Publications
Publications
- May 2011
- Journal of Accounting Research
Consequences and Institutional Determinants of Unregulated Corporate Financial Statements: Evidence from Embedded Value Reporting
By: George Serafeim
Abstract
I analyze Embedded Value (EV) reporting by firms with life insurance operations to assess the impact of unregulated financial reporting on transparency and to examine the institutional characteristics that promote unregulated reporting. Under EV accounting the present value of future cash flows from in-force contracts is included in shareholders' equity, and profit is calculated as the change in equity between two periods. In contrast to Generally Accepted Accounting Principles (GAAP), this approach produces higher shareholder's equity and recognizes income at contract inception.
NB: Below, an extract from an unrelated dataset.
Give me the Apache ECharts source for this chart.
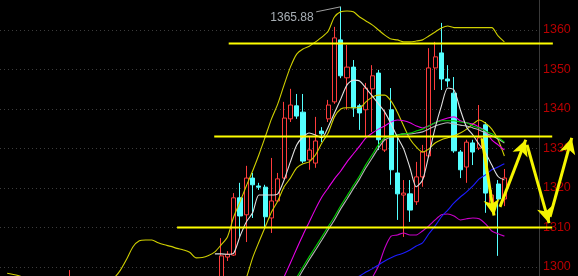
<!DOCTYPE html>
<html><head><meta charset="utf-8">
<script src="https://cdn.jsdelivr.net/npm/echarts@6/dist/echarts.min.js"></script>
<style>html,body{margin:0;padding:0;background:#000;}#c{width:578px;height:276px;}</style>
</head><body><div id="c"></div>
<script>
// ---------- data ----------
const categoryCount = 85;
const firstIndex = 34;
const opens  = [1294.2,1302.5,1303.0,1317.5,1313.2,1322.5,1320.5,1320.2,1312.4,1316.7,1322.5,1337.5,1340.8,1339.2,1327.1,1326.3,1334.4,1337.5,1341.8,1357.5,1347.9,1350.6,1340.8,1339.8,1345.1,1349.1,1329.6,1339.8,1323.8,1318.2,1318.5,1316.5,1322.8,1328.1,1350.4,1354.2,1347.6,1344.0,1329.1,1325.3,1331.4,1330.1,1336.0,1315.7,1321.0,1317.2];
const closes = [1302.8,1303.2,1317.5,1312.9,1322.5,1320.8,1320.2,1312.7,1316.7,1322.3,1337.7,1341.0,1338.2,1326.8,1329.6,1331.9,1333.7,1341.0,1358.0,1348.4,1350.6,1340.3,1339.0,1345.3,1348.4,1332.2,1332.2,1324.6,1318.5,1318.7,1314.4,1322.8,1329.1,1350.4,1353.2,1347.6,1347.1,1329.4,1324.6,1331.6,1329.1,1332.7,1318.7,1318.2,1317.2,1322.5];
const lows   = [1293.5,1301.5,1302.8,1307.6,1306.3,1312.4,1319.5,1309.6,1308.6,1316.5,1322.3,1336.7,1337.5,1326.3,1324.6,1325.1,1331.6,1336.7,1341.3,1347.8,1339.8,1338.0,1334.7,1332.9,1334.2,1329.6,1329.1,1320.8,1311.9,1307.6,1311.4,1315.7,1320.3,1327.6,1344.8,1344.8,1345.6,1328.9,1322.5,1321.3,1325.8,1329.6,1313.7,1314.4,1302.8,1315.4];
const highs  = [1307.3,1304.0,1318.7,1321.3,1325.6,1323.8,1321.3,1320.8,1327.6,1323.8,1341.8,1345.1,1343.8,1343.8,1332.9,1338.0,1335.4,1342.3,1360.8,1365.88,1356.2,1352.4,1341.3,1346.6,1351.1,1349.9,1339.8,1345.3,1332.9,1322.0,1322.0,1326.6,1330.9,1355.4,1357.0,1361.8,1351.1,1348.1,1329.6,1332.2,1332.2,1341.0,1336.7,1319.5,1322.0,1324.8];
const earlyIndex = 10;
const earlyCandle = [1290.0, 1297.5, 1288.0, 1299.2];

const bollUpper = [1298.4,1298.1,1297.7,1297.1,1296.6,1296.1,1295.7,1295.4,1295.2,1295.1,1295.0,1295.1,1295.3,1295.6,1296.0,1296.4,1296.8,1297.3,1299.2,1302.0,1305.1,1306.6,1306.8,1306.8,1306.1,1305.6,1305.2,1304.7,1304.3,1303.7,1302.3,1302.4,1302.9,1303.8,1305.6,1307.6,1312.7,1316.5,1320.5,1324.3,1328.4,1332.9,1337.5,1341.3,1346.1,1350.6,1353.9,1355.2,1355.9,1357.0,1358.2,1359.7,1363.3,1364.6,1364.8,1364.6,1363.3,1362.3,1361.3,1360.0,1358.7,1357.7,1357.5,1357.0,1357.0,1357.2,1357.5,1358.5,1359.5,1360.5,1361.0,1360.6,1360.6,1360.6,1360.6,1360.6,1360.6,1360.6,1358.5,1357.0];
const bollUpperStart = 0;
const midYellow = [1290.0,1293.5,1297.2,1302.3,1306.3,1310.1,1313.9,1316.7,1320.3,1322.5,1325.1,1326.1,1326.6,1328.4,1331.4,1333.9,1338.0,1340.0,1340.3,1340.3,1340.3,1341.8,1343.0,1343.5,1343.5,1342.0,1339.2,1335.7,1332.4,1330.4,1329.1,1329.9,1331.4,1332.2,1332.7,1333.2,1333.9,1334.9,1336.2,1337.2,1336.4,1334.9,1332.2,1328.1];
const midYellowStart = 36;
const ma5 = [1303.3,1303.3,1303.2,1303.5,1307.8,1311.4,1313.7,1318.2,1318.2,1318.2,1318.5,1322.0,1326.6,1330.9,1332.9,1333.9,1333.4,1332.7,1335.4,1339.0,1342.5,1346.1,1347.3,1347.1,1345.3,1343.3,1341.3,1339.2,1336.2,1332.9,1329.9,1325.1,1320.3,1322.0,1328.4,1335.2,1340.8,1345.3,1344.8,1339.8,1335.4,1333.4,1331.0,1328.9,1325.8,1322.9,1322.0];
const ma5Start = 33;
const slowGray = [1296.5,1299.2,1301.8,1304.3,1306.8,1309.4,1311.9,1314.7,1317.2,1319.8,1322.3,1325.1,1327.6,1330.1,1332.2,1332.9,1333.4,1333.7,1333.7,1333.9,1334.2,1334.9,1335.7,1336.2,1336.5,1336.2,1335.9,1335.7,1335.2,1334.7,1333.9,1333.2,1332.4,1331.4];
const slowGrayStart = 46;
const greenLine = [1297.3,1300.0,1302.6,1305.1,1307.6,1310.2,1312.7,1315.5,1318.0,1320.6,1323.1,1325.9,1328.4,1330.9,1332.7,1333.2,1333.4,1333.7,1333.9,1334.4,1334.9,1335.7,1336.5,1337.0,1337.0,1337.0,1336.7,1336.5,1335.7,1335.2,1334.4,1333.7,1332.7,1331.6];
const greenStart = 46;
const magentaUpper = [1294.2,1297.5,1301.0,1304.6,1308.1,1311.4,1314.7,1317.7,1320.0,1322.3,1324.3,1326.6,1328.6,1330.6,1332.7,1333.9,1334.9,1335.7,1336.7,1337.2,1337.0,1336.5,1335.7,1335.2,1335.7,1336.5,1337.2,1337.7,1338.0,1337.0,1336.5,1336.2,1335.4,1334.4,1332.2,1330.9,1329.6];
const magentaUpperStart = 43;
const magentaLower = [1291.6,1294.2,1297.2,1300.3,1304.8,1307.8,1308.1,1308.6,1308.1,1308.1,1309.1,1310.4,1311.9,1313.2,1313.4,1312.9,1311.9,1312.2,1312.4,1312.2,1310.9,1309.1,1308.4,1307.8];
const magentaLowerStart = 56;
const blueLine = [1294.7,1295.7,1297.0,1297.7,1298.7,1299.5,1300.5,1301.5,1302.3,1303.0,1303.5,1304.3,1305.3,1306.1,1308.4,1310.4,1312.7,1314.4,1316.2,1317.7,1319.0,1320.5,1322.3,1323.3,1324.6,1325.3,1326.1];
const blueStart = 53;

const tickValues = [1300, 1310, 1320, 1330, 1340, 1350, 1360];
// horizontal levels: [price, fromIndex, toIndex]
const levelPrices = [1356.6, 1333.0, 1310.0];
const levelFrom   = [35.2, 32.9, 27.0];
const levelTo     = [86.7, 86.6, 86.6];
// arrows: [fromIndex, fromPrice, toIndex, toPrice]
const arrowPaths = [
  [75.45, 1332.5, 77.35, 1313.0],
  [78.3, 1315.2, 82.4, 1332.2],
  [82.6, 1330.9, 86.1, 1311.1],
  [86.25, 1312.7, 89.7, 1332.7]
];
const highNoteText = '1365.88';
const highNoteFrom = [49.1, 1364.6];
const highNoteTo = [53, 1365.88];

// ---------- layout ----------
const W = 578, H = 276;
const yMin = 1297.7, yMax = 1367.6;
const gridLeft = 4, gridRight = 39;
const pitch = (W - gridLeft - gridRight) / categoryCount;
const fullMin = -gridLeft / pitch - 0.5;
const fullMax = (W - gridLeft) / pitch - 0.5;
const labTop = (yMax - 1360) / (yMax - yMin) * H;
const labBottom = (1300 - yMin) / (yMax - yMin) * H;

function pad(arr, start) {
  const out = new Array(categoryCount).fill('-');
  arr.forEach((v, i) => { out[start + i] = v; });
  return out;
}
const candleData = new Array(categoryCount).fill(null).map(() => ['-', '-', '-', '-']);
candleData[earlyIndex] = earlyCandle;
opens.forEach((o, i) => { candleData[firstIndex + i] = [o, closes[i], lows[i], highs[i]]; });
const cats = Array.from({length: categoryCount}, (_, i) => String(i));

function lineSeries(name, arr, start, color) {
  return {
    name, type: 'line', xAxisIndex: 0, yAxisIndex: 0, data: pad(arr, start),
    showSymbol: false, symbol: 'none', smooth: 0.25, silent: true,
    lineStyle: { color, width: 1.1 }, connectNulls: false
  };
}

const chart = echarts.init(document.getElementById('c'), null, { renderer: 'canvas' });
chart.setOption({
  animation: false,
  backgroundColor: '#000',
  grid: [
    { left: gridLeft, right: gridRight, top: 0, bottom: 0 },
    { left: 0, right: 0, top: 0, bottom: 0 },
    { left: 0, right: gridRight, top: labTop, bottom: labBottom }
  ],
  xAxis: [
    { type: 'category', gridIndex: 0, data: cats, boundaryGap: true, show: false },
    { type: 'value', gridIndex: 1, min: fullMin, max: fullMax, show: false },
    { type: 'value', gridIndex: 2, min: 0, max: 1, show: false }
  ],
  yAxis: [
    { type: 'value', gridIndex: 0, min: yMin, max: yMax, position: 'right', scale: true,
      axisLine: { show: true, lineStyle: { color: '#3a3a3a', width: 1 } },
      axisTick: { show: false }, axisLabel: { show: false }, splitLine: { show: false } },
    { type: 'value', gridIndex: 1, min: yMin, max: yMax, show: false, scale: true },
    { type: 'value', gridIndex: 2, min: tickValues[0], max: tickValues[tickValues.length - 1], interval: 10,
      position: 'right', scale: true,
      axisLine: { show: false }, axisTick: { show: false },
      axisLabel: { show: true, color: '#b80000', fontSize: 12.5, fontFamily: 'Liberation Sans, Arial, sans-serif',
        margin: 4, padding: [6, 0, 0, 0], formatter: v => String(v) },
      splitLine: { show: true, lineStyle: { color: '#3c3c3c', width: 1, type: [1, 3] } } }
  ],
  series: [
    {
      type: 'candlestick', xAxisIndex: 0, yAxisIndex: 0, data: candleData, barWidth: 4.6, silent: true,
      itemStyle: { color: '#000000', color0: '#54ffff', borderColor: '#ff3c3c', borderColor0: '#54ffff', borderWidth: 1 }
    },
    lineSeries('bollUpper', bollUpper, bollUpperStart, '#d0d000'),
    lineSeries('midYellow', midYellow, midYellowStart, '#d0d000'),
    lineSeries('magentaLower', magentaLower, magentaLowerStart, '#c800c8'),
    lineSeries('blue', blueLine, blueStart, '#1c1cff'),
    lineSeries('magentaUpper', magentaUpper, magentaUpperStart, '#e800e8'),
    lineSeries('slowGray', slowGray, slowGrayStart, '#b8b8b8'),
    lineSeries('green', greenLine, greenStart, '#00d000'),
    lineSeries('ma5', ma5, ma5Start, '#e0e0e0'),
    ...levelPrices.map((p, i) => ({
      type: 'line', xAxisIndex: 1, yAxisIndex: 1, showSymbol: false, symbol: 'none', silent: true,
      data: [[levelFrom[i], p], [levelTo[i], p]], lineStyle: { color: '#ffff00', width: 2 }
    })),
    {
      type: 'line', xAxisIndex: 1, yAxisIndex: 1, showSymbol: false, symbol: 'none', silent: true,
      data: [highNoteFrom, highNoteTo], lineStyle: { color: '#a0a0a0', width: 1 }
    },
    {
      type: 'scatter', xAxisIndex: 1, yAxisIndex: 1, symbolSize: 1, silent: true,
      itemStyle: { color: 'rgba(0,0,0,0)' },
      data: [highNoteFrom],
      label: { show: true, position: 'left', distance: 2, offset: [0, 6], formatter: highNoteText,
        color: '#d0d8e0', fontSize: 12, fontFamily: 'Liberation Sans, Arial, sans-serif' }
    },
    {
      type: 'line', xAxisIndex: 1, yAxisIndex: 1, data: [], silent: true,
      markLine: {
        silent: true, animation: false,
        symbol: ['none', 'arrow'], symbolSize: [12, 16],
        label: { show: false },
        lineStyle: { color: '#f5f500', width: 3, type: 'solid' },
        emphasis: { disabled: true },
        data: arrowPaths.map(a => [{ coord: [a[0], a[1]] }, { coord: [a[2], a[3]] }])
      }
    }
  ]
});
</script>
</body></html>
I find firms that adopt EV reporting exhibit a decline in information asymmetry, with the decline increasing as EV reporting evolves to address methodological deficiencies and to permit more comparability across firms. The decrease in information asymmetry is contingent on providing an audit certification, and larger for firms that commit to providing EV reports. Moreover, I document that EV reporting is more widespread in countries with more hostile takeovers, managers that do not avoid volatile income measures, regulators that are less likely to intervene in the product market, and analysts that believe EV disclosure to increase the value of their information intermediation function.
Keywords
Financial Statements; Mergers and Acquisitions; Financial Reporting; Cash Flow; Contracts; Equity; Profit; Value; Corporate Disclosure; Governing Rules, Regulations, and Reforms; Business and Shareholder Relations; Business Earnings
Citation
Serafeim, George. "Consequences and Institutional Determinants of Unregulated Corporate Financial Statements: Evidence from Embedded Value Reporting." Journal of Accounting Research 49, no. 2 (May 2011).